### WHAT YOU ARE ASKED TO DO
Everything from the first line of the data below through the line that contains "const lavenderRight = redCurve.filter(p" should be written out exactly, please, and nothing more; the pictures stay out.
>>>>
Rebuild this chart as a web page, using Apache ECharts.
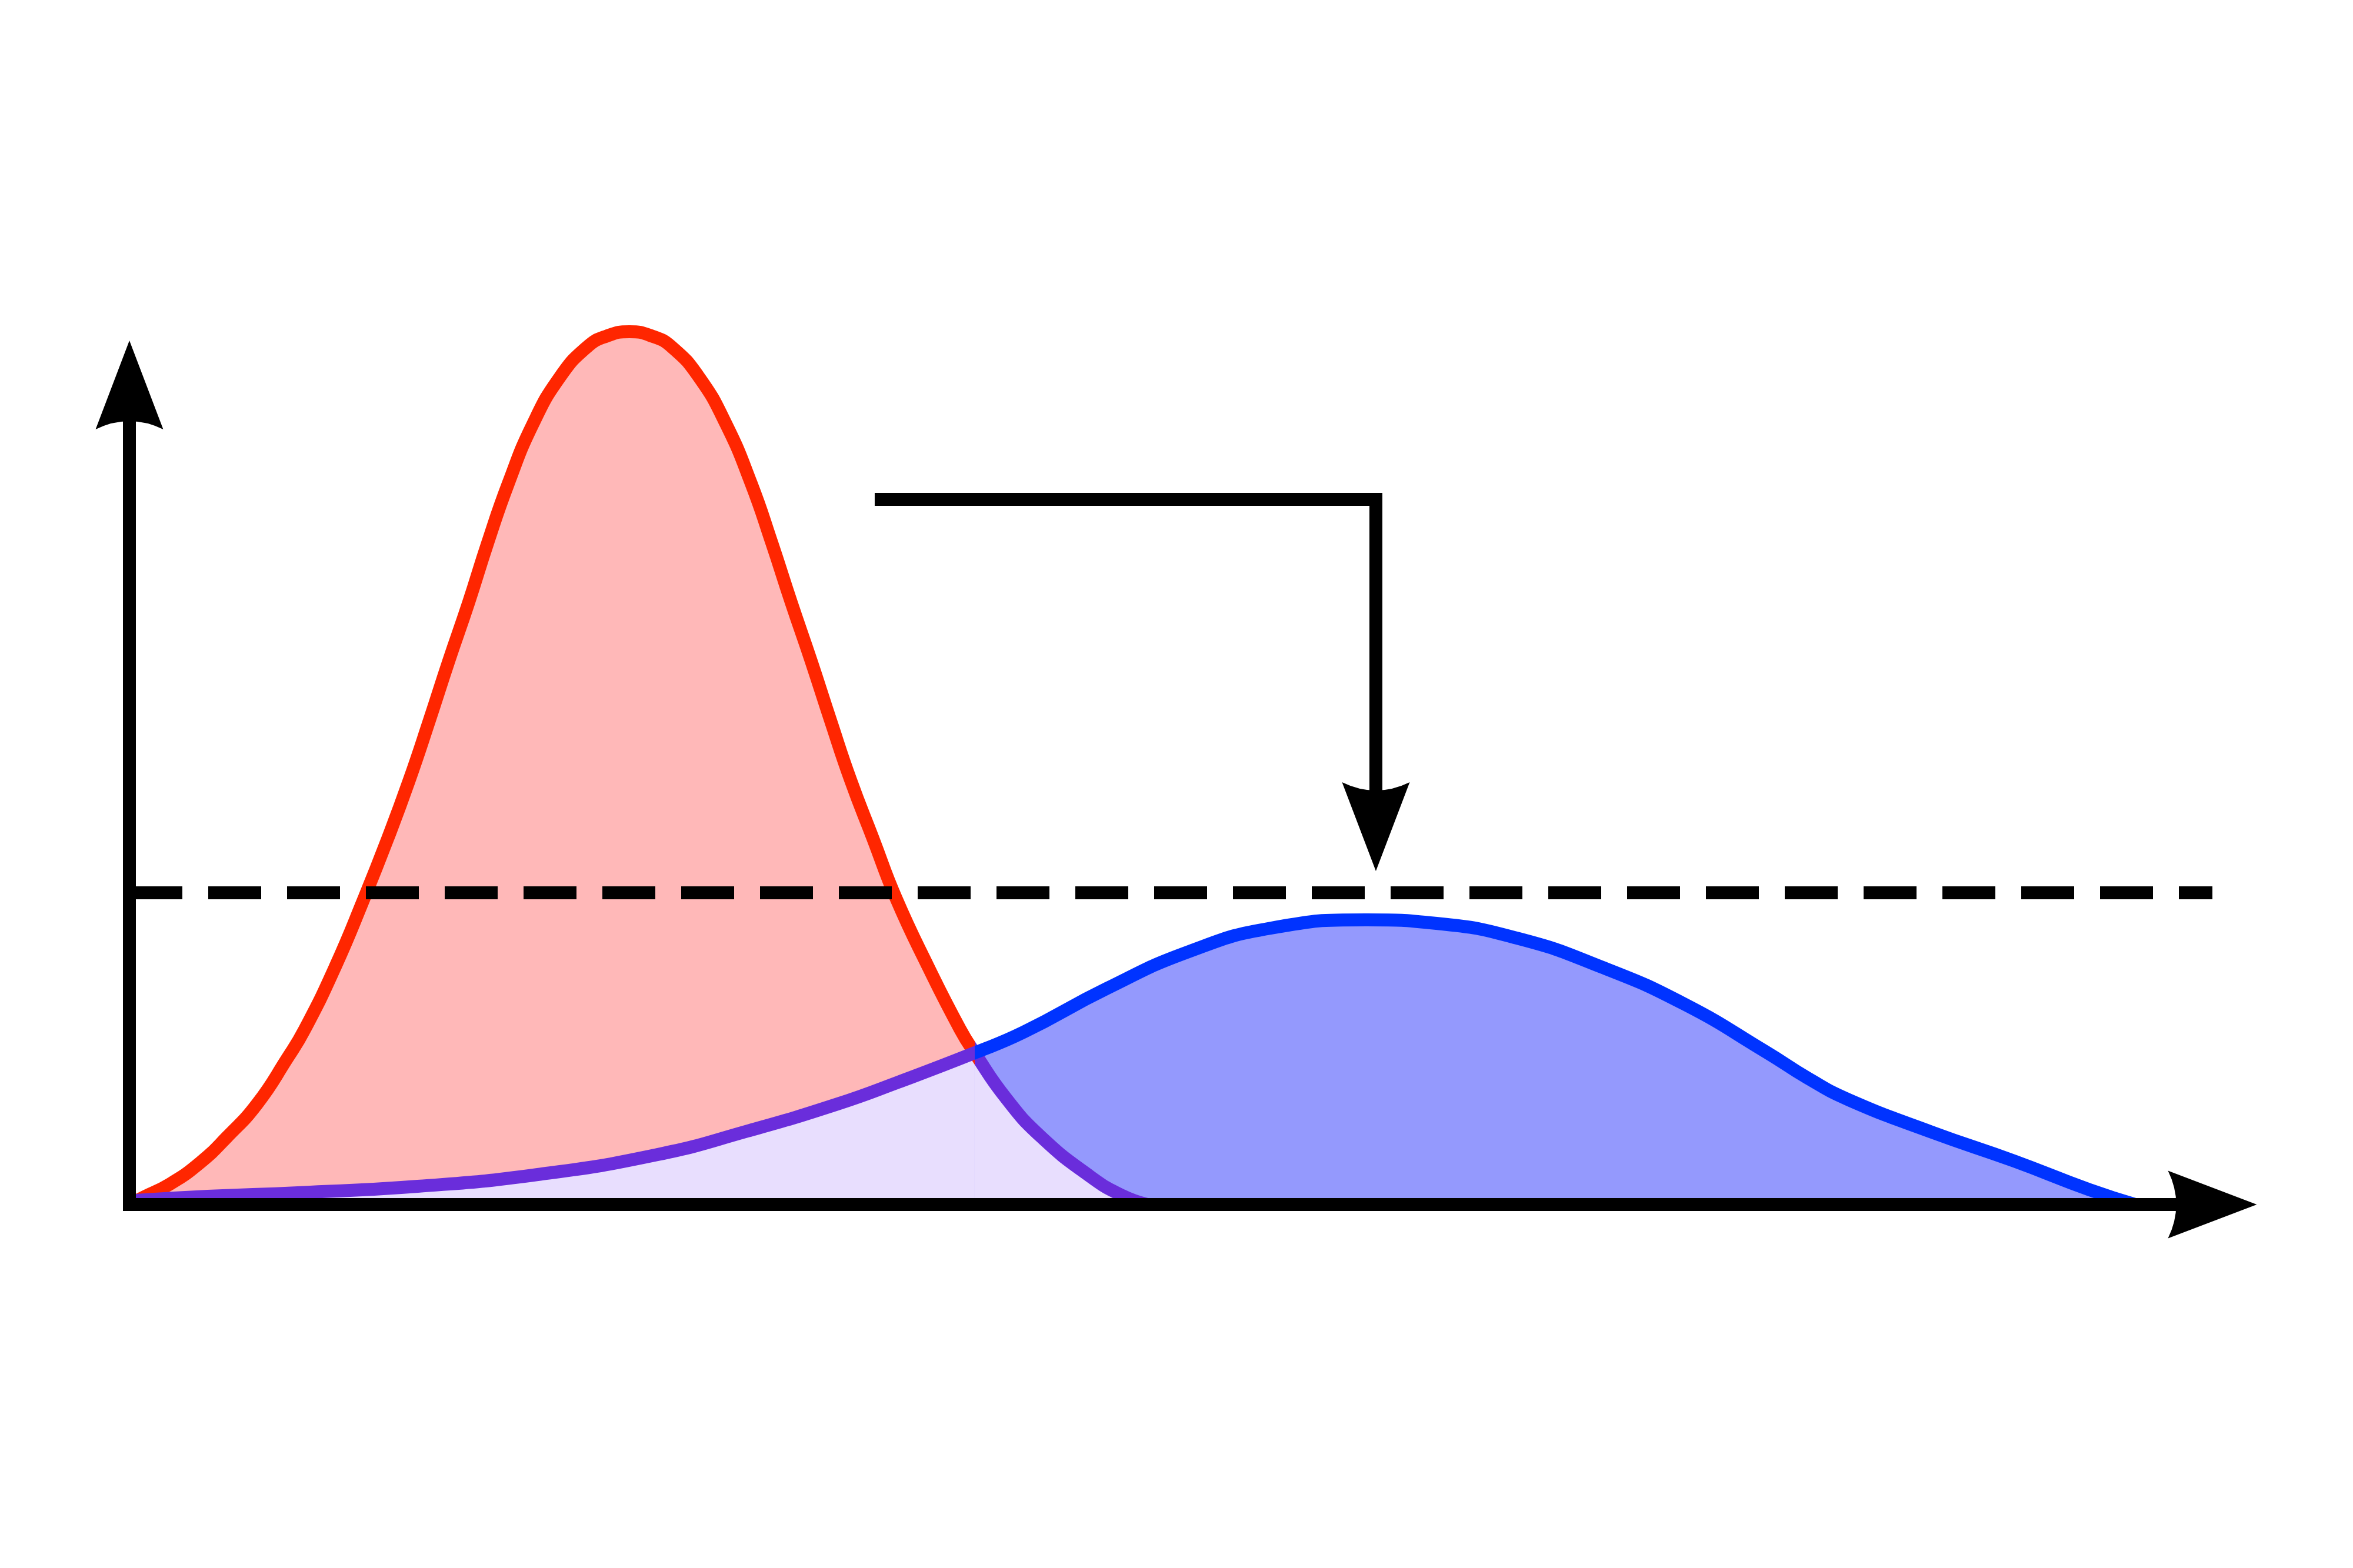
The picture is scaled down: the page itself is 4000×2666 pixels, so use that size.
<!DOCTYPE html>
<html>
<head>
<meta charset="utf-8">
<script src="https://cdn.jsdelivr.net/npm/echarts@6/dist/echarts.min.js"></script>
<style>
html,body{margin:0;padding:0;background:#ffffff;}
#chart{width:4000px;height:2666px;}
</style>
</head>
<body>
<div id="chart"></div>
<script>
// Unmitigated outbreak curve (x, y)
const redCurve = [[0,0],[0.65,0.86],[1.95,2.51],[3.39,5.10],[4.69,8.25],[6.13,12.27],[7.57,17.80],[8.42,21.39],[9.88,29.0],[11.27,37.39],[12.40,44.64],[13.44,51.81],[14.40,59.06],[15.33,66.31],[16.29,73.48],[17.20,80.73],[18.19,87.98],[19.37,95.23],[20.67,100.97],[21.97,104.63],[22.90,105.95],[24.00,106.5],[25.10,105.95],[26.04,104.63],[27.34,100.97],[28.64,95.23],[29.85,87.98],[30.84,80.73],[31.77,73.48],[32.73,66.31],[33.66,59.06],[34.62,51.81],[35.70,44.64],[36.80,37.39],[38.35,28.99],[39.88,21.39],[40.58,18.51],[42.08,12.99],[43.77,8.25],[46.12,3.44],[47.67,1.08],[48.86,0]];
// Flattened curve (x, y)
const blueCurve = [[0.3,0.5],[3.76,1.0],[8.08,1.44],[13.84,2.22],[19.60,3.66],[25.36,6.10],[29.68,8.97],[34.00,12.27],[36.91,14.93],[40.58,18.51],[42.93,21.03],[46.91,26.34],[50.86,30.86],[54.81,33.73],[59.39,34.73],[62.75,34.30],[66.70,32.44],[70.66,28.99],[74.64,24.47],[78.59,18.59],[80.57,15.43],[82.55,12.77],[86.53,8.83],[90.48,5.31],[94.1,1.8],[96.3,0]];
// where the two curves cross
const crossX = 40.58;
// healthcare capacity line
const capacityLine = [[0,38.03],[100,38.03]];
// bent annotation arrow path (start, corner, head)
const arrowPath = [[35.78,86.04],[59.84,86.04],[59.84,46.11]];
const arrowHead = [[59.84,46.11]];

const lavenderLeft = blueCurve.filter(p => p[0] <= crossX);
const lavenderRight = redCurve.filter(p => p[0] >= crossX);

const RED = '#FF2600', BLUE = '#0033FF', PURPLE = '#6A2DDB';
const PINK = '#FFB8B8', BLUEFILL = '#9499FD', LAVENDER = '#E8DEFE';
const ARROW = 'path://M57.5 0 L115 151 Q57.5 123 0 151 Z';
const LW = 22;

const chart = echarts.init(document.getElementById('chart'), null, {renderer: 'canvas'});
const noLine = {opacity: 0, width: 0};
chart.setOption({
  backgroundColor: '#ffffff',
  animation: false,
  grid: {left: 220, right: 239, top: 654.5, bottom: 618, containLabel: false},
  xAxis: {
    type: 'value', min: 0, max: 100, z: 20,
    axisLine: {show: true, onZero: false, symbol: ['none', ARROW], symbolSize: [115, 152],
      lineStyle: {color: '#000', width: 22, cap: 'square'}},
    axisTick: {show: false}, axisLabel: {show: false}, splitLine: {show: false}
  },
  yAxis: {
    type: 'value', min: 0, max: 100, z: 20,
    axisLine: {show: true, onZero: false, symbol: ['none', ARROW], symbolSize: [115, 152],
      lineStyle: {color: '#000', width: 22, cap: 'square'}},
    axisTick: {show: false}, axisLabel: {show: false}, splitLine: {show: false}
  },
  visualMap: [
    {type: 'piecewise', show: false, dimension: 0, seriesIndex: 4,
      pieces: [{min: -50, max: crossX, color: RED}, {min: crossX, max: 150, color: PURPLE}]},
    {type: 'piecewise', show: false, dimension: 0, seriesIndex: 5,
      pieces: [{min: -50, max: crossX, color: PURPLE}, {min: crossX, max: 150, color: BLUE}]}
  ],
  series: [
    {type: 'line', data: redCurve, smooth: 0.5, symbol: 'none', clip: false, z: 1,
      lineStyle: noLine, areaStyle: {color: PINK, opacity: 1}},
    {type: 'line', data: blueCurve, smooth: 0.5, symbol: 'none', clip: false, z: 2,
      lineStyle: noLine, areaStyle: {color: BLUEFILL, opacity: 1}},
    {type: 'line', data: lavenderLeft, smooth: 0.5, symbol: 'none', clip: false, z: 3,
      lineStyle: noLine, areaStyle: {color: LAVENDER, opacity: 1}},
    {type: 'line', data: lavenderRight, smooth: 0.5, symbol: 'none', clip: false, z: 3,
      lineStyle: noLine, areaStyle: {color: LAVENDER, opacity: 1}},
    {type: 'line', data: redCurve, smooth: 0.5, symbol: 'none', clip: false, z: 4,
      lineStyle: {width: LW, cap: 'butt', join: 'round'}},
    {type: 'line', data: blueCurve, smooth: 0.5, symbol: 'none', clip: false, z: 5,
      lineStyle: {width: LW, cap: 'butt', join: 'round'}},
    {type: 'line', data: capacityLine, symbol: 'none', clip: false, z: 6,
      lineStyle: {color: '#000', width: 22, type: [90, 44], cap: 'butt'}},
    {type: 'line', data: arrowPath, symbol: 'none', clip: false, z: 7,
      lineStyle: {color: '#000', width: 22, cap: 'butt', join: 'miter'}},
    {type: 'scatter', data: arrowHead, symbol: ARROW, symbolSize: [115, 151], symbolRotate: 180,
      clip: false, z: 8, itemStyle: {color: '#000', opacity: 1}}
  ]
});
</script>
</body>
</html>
<<<<
### CORRECT RESULT
Rebuild this chart as a web page, using Apache ECharts.
The picture is scaled down: the page itself is 4000×2666 pixels, so use that size.
<!DOCTYPE html>
<html>
<head>
<meta charset="utf-8">
<script src="https://cdn.jsdelivr.net/npm/echarts@6/dist/echarts.min.js"></script>
<style>
html,body{margin:0;padding:0;background:#ffffff;}
#chart{width:4000px;height:2666px;}
</style>
</head>
<body>
<div id="chart"></div>
<script>
// Unmitigated outbreak curve (x, y)
const redCurve = [[0,0],[0.65,0.86],[1.95,2.51],[3.39,5.10],[4.69,8.25],[6.13,12.27],[7.57,17.80],[8.42,21.39],[9.88,29.0],[11.27,37.39],[12.40,44.64],[13.44,51.81],[14.40,59.06],[15.33,66.31],[16.29,73.48],[17.20,80.73],[18.19,87.98],[19.37,95.23],[20.67,100.97],[21.97,104.63],[22.90,105.95],[24.00,106.5],[25.10,105.95],[26.04,104.63],[27.34,100.97],[28.64,95.23],[29.85,87.98],[30.84,80.73],[31.77,73.48],[32.73,66.31],[33.66,59.06],[34.62,51.81],[35.70,44.64],[36.80,37.39],[38.35,28.99],[39.88,21.39],[40.58,18.51],[42.08,12.99],[43.77,8.25],[46.12,3.44],[47.67,1.08],[48.86,0]];
// Flattened curve (x, y)
const blueCurve = [[0.3,0.5],[3.76,1.0],[8.08,1.44],[13.84,2.22],[19.60,3.66],[25.36,6.10],[29.68,8.97],[34.00,12.27],[36.91,14.93],[40.58,18.51],[42.93,21.03],[46.91,26.34],[50.86,30.86],[54.81,33.73],[59.39,34.73],[62.75,34.30],[66.70,32.44],[70.66,28.99],[74.64,24.47],[78.59,18.59],[80.57,15.43],[82.55,12.77],[86.53,8.83],[90.48,5.31],[94.1,1.8],[96.3,0]];
// where the two curves cross
const crossX = 40.58;
// healthcare capacity line
const capacityLine = [[0,38.03],[100,38.03]];
// bent annotation arrow path (start, corner, head)
const arrowPath = [[35.78,86.04],[59.84,86.04],[59.84,46.11]];
const arrowHead = [[59.84,46.11]];

const lavenderLeft = blueCurve.filter(p => p[0] <= crossX);
const lavenderRight = redCurve.filter(p => p[0] >= crossX);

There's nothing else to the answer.